→ **Request**: Output the material below in its entirety, exactly as given.

→ **Available data**:
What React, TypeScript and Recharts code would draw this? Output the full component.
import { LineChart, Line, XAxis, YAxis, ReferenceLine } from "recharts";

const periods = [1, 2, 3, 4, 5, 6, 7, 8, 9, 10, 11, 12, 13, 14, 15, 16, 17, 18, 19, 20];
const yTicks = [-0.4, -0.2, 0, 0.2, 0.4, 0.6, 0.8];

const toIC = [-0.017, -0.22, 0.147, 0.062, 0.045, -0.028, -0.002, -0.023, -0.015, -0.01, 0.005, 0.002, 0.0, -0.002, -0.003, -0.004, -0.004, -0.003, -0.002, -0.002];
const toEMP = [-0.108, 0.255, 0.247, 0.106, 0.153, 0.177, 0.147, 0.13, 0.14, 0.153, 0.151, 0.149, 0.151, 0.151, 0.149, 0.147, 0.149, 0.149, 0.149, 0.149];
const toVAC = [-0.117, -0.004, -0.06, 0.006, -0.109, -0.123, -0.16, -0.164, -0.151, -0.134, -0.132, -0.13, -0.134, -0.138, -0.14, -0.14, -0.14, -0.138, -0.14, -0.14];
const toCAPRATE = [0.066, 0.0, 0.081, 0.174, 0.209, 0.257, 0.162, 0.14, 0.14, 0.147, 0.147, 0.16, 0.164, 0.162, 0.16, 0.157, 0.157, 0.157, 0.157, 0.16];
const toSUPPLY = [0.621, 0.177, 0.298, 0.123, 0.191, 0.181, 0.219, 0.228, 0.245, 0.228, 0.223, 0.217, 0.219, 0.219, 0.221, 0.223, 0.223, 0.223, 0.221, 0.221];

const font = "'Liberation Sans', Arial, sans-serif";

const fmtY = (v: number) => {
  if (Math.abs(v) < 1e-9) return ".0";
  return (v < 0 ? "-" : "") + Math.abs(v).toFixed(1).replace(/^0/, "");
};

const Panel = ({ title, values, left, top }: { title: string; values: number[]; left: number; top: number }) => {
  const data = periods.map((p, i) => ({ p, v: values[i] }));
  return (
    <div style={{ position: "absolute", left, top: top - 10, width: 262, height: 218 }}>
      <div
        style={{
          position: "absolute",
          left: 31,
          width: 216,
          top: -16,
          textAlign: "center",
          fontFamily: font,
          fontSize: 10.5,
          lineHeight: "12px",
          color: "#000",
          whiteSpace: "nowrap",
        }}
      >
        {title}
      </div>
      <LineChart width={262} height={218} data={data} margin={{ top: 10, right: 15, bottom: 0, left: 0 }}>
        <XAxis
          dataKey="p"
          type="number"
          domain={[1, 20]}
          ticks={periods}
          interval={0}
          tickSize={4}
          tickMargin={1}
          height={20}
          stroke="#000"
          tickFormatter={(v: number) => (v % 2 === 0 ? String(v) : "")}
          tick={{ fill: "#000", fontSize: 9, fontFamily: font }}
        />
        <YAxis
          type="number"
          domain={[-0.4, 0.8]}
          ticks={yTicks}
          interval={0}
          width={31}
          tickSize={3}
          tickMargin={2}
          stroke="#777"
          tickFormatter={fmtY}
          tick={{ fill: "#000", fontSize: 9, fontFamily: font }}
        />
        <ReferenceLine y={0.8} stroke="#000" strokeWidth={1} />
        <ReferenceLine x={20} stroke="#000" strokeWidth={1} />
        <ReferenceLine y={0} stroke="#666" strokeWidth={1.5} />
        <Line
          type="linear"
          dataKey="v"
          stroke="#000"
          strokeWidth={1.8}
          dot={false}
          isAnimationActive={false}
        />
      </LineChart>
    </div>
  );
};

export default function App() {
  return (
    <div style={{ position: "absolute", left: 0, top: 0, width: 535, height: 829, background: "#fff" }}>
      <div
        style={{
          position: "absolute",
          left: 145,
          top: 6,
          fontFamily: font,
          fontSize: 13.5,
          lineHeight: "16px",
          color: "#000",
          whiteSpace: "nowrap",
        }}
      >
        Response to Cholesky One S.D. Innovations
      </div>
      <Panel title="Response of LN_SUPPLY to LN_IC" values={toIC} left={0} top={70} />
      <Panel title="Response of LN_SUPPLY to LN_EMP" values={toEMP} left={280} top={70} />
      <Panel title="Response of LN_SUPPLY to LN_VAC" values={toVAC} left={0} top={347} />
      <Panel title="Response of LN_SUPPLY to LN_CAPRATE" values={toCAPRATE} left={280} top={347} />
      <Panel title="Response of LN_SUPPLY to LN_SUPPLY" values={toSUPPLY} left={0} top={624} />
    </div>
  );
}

→ **Expected answer**:
What React, TypeScript and Recharts code would draw this? Output the full component.
import { LineChart, Line, XAxis, YAxis, ReferenceLine } from "recharts";

const periods = [1, 2, 3, 4, 5, 6, 7, 8, 9, 10, 11, 12, 13, 14, 15, 16, 17, 18, 19, 20];
const yTicks = [-0.4, -0.2, 0, 0.2, 0.4, 0.6, 0.8];

const toIC = [-0.017, -0.22, 0.147, 0.062, 0.045, -0.028, -0.002, -0.023, -0.015, -0.01, 0.005, 0.002, 0.0, -0.002, -0.003, -0.004, -0.004, -0.003, -0.002, -0.002];
const toEMP = [-0.108, 0.255, 0.247, 0.106, 0.153, 0.177, 0.147, 0.13, 0.14, 0.153, 0.151, 0.149, 0.151, 0.151, 0.149, 0.147, 0.149, 0.149, 0.149, 0.149];
const toVAC = [-0.117, -0.004, -0.06, 0.006, -0.109, -0.123, -0.16, -0.164, -0.151, -0.134, -0.132, -0.13, -0.134, -0.138, -0.14, -0.14, -0.14, -0.138, -0.14, -0.14];
const toCAPRATE = [0.066, 0.0, 0.081, 0.174, 0.209, 0.257, 0.162, 0.14, 0.14, 0.147, 0.147, 0.16, 0.164, 0.162, 0.16, 0.157, 0.157, 0.157, 0.157, 0.16];
const toSUPPLY = [0.621, 0.177, 0.298, 0.123, 0.191, 0.181, 0.219, 0.228, 0.245, 0.228, 0.223, 0.217, 0.219, 0.219, 0.221, 0.223, 0.223, 0.223, 0.221, 0.221];

const font = "'Liberation Sans', Arial, sans-serif";

const fmtY = (v: number) => {
  if (Math.abs(v) < 1e-9) return ".0";
  return (v < 0 ? "-" : "") + Math.abs(v).toFixed(1).replace(/^0/, "");
};

const Panel = ({ title, values, left, top }: { title: string; values: number[]; left: number; top: number }) => {
  const data = periods.map((p, i) => ({ p, v: values[i] }));
  return (
    <div style={{ position: "absolute", left, top: top - 10, width: 262, height: 218 }}>
      <div
        style={{
          position: "absolute",
          left: 31,
          width: 216,
          top: -16,
          textAlign: "center",
          fontFamily: font,
          fontSize: 10.5,
          lineHeight: "12px",
          color: "#000",
          whiteSpace: "nowrap",
        }}
      >
        {title}
      </div>
      <LineChart width={262} height={218} data={data} margin={{ top: 10, right: 15, bottom: 0, left: 0 }}>
        <XAxis
          dataKey="p"
          type="number"
          domain={[1, 20]}
          ticks={periods}
          interval={0}
          tickSize={4}
          tickMargin={1}
          height={20}
          stroke="#000"
          tickFormatter={(v: number) => (v % 2 === 0 ? String(v) : "")}
          tick={{ fill: "#000", fontSize: 9, fontFamily: font }}
        />
        <YAxis
          type="number"
          domain={[-0.4, 0.8]}
          ticks={yTicks}
          interval={0}
          width={31}
          tickSize={3}
          tickMargin={2}
          stroke="#777"
          tickFormatter={fmtY}
          tick={{ fill: "#000", fontSize: 9, fontFamily: font }}
        />
        <ReferenceLine y={0.8} stroke="#000" strokeWidth={1} />
        <ReferenceLine x={20} stroke="#000" strokeWidth={1} />
        <ReferenceLine y={0} stroke="#666" strokeWidth={1.5} />
        <Line
          type="linear"
          dataKey="v"
          stroke="#000"
          strokeWidth={1.8}
          dot={false}
          isAnimationActive={false}
        />
      </LineChart>
    </div>
  );
};

export default function App() {
  return (
    <div style={{ position: "absolute", left: 0, top: 0, width: 535, height: 829, background: "#fff" }}>
      <div
        style={{
          position: "absolute",
          left: 145,
          top: 6,
          fontFamily: font,
          fontSize: 13.5,
          lineHeight: "16px",
          color: "#000",
          whiteSpace: "nowrap",
        }}
      >
        Response to Cholesky One S.D. Innovations
      </div>
      <Panel title="Response of LN_SUPPLY to LN_IC" values={toIC} left={0} top={70} />
      <Panel title="Response of LN_SUPPLY to LN_EMP" values={toEMP} left={280} top={70} />
      <Panel title="Response of LN_SUPPLY to LN_VAC" values={toVAC} left={0} top={347} />
      <Panel title="Response of LN_SUPPLY to LN_CAPRATE" values={toCAPRATE} left={280} top={347} />
      <Panel title="Response of LN_SUPPLY to LN_SUPPLY" values={toSUPPLY} left={0} top={624} />
    </div>
  );
}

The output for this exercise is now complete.